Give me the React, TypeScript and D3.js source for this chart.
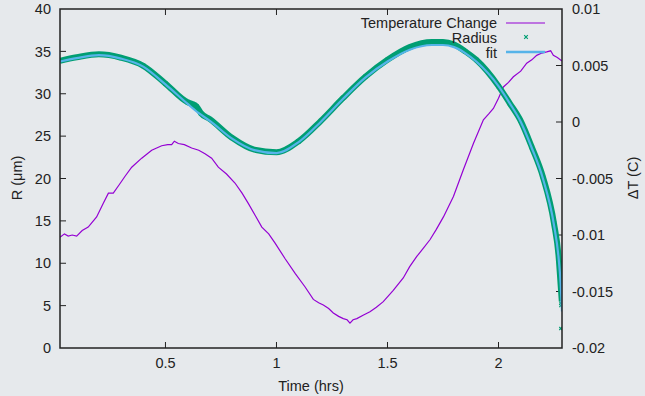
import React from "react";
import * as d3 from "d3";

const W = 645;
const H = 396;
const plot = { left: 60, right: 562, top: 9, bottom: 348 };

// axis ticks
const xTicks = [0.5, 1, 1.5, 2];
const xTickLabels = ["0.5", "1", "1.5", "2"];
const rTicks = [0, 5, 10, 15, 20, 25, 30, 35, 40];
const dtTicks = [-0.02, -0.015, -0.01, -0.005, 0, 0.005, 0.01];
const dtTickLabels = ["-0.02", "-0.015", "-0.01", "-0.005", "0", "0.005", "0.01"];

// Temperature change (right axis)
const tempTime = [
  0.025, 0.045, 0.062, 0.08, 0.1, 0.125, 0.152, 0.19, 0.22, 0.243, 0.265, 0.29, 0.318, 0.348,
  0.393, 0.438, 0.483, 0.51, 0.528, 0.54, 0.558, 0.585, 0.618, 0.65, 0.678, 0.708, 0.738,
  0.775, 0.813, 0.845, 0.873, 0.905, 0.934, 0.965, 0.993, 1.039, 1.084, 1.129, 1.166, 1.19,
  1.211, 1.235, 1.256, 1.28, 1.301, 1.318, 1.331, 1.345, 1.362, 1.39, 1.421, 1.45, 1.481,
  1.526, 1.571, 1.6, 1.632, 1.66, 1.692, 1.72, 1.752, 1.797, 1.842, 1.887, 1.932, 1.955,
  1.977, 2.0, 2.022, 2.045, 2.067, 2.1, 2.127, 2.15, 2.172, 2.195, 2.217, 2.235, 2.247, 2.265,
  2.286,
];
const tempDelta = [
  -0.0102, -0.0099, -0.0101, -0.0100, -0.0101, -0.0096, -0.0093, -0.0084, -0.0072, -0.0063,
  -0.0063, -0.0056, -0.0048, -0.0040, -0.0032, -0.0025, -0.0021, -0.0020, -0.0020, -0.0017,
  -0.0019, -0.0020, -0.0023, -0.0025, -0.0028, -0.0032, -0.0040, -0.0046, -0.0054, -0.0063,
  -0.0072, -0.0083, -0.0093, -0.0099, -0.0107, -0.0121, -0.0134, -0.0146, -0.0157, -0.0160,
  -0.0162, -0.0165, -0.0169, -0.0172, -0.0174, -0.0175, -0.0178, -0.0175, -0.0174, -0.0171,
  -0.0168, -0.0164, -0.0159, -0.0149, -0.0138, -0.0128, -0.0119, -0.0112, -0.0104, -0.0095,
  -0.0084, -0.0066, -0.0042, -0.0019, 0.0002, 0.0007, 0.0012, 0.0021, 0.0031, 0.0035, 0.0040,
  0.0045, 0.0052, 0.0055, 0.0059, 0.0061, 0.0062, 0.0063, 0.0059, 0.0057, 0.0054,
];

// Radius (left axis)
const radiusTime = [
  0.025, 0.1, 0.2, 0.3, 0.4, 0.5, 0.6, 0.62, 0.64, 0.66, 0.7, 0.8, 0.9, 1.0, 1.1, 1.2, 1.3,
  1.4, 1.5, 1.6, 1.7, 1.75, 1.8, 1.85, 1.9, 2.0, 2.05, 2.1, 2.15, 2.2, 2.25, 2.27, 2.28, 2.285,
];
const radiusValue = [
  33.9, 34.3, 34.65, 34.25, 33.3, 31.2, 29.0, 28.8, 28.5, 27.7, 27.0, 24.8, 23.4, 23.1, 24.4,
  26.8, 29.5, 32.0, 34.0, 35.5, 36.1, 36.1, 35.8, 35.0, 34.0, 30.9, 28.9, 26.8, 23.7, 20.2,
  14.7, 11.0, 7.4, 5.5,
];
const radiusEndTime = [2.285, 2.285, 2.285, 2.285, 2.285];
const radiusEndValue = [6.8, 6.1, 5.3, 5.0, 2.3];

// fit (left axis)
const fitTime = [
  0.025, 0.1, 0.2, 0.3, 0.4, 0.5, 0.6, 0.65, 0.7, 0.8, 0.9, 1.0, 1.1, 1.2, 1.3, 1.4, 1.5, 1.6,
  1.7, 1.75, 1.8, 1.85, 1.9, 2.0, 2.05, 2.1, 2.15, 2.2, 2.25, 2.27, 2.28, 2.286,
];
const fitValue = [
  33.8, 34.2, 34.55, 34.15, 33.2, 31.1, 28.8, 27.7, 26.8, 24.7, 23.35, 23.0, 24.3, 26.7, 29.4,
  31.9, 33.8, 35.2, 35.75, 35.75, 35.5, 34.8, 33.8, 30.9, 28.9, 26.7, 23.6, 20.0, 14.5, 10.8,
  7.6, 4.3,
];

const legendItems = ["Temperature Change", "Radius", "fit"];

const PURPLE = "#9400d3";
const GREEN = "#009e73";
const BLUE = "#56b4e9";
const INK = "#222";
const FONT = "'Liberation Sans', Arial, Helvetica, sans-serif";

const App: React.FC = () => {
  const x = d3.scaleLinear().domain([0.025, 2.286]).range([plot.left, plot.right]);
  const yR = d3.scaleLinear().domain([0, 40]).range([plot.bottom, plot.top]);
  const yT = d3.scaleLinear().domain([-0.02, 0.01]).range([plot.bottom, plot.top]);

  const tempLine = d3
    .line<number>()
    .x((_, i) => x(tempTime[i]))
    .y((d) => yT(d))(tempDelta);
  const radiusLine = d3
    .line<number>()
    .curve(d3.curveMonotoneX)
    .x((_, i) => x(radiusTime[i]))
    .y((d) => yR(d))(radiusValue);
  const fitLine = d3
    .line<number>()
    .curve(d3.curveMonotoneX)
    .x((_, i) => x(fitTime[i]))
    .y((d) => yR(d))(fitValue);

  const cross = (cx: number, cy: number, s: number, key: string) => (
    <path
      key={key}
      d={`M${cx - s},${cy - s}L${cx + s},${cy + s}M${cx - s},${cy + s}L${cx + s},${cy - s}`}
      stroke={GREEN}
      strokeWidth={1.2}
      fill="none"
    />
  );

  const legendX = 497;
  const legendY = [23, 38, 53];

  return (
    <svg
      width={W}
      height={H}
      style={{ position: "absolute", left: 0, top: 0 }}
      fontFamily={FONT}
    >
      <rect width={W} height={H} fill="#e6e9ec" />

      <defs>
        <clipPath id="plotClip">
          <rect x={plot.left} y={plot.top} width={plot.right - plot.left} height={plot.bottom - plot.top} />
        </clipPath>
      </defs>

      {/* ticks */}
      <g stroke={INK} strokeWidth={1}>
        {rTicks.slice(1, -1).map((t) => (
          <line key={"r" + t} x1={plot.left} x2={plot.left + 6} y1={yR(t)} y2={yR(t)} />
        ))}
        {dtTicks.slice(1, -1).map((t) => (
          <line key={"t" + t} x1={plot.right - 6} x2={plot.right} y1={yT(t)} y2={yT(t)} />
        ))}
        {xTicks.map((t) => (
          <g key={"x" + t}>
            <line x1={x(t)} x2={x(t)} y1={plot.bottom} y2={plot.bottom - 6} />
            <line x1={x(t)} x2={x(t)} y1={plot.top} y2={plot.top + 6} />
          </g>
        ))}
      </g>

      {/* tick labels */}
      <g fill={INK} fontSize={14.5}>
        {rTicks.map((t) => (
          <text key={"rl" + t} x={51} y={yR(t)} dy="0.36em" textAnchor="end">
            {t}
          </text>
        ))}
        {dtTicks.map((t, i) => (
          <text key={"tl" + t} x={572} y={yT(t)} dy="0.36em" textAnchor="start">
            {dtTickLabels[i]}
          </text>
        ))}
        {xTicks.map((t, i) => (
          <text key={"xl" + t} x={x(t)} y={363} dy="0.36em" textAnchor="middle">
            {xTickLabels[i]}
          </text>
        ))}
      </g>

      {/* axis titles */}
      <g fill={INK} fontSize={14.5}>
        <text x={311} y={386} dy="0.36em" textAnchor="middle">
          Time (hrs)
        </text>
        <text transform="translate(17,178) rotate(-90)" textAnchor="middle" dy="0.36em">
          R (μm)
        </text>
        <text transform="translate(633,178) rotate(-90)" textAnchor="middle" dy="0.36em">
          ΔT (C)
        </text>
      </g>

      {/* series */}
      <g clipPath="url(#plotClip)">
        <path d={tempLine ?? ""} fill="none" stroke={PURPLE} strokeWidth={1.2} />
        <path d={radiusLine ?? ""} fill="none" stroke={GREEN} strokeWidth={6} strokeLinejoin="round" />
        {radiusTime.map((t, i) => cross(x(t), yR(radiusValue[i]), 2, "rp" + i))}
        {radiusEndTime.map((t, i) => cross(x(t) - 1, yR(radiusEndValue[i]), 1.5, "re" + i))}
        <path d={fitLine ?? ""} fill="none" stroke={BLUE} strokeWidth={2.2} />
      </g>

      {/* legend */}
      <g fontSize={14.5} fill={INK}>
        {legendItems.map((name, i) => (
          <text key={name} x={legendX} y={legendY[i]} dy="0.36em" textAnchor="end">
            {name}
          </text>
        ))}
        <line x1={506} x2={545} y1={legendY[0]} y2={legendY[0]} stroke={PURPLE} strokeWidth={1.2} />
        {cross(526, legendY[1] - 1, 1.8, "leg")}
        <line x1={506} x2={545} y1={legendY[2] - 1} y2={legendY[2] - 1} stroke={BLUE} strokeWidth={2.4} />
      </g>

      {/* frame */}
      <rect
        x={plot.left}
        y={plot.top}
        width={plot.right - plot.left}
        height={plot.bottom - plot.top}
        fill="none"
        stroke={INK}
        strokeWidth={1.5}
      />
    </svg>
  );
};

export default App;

---+---

**Description of the task:** Tally how many lines of the data include the word "React". Write the number and nothing else.

**Final answer:** 3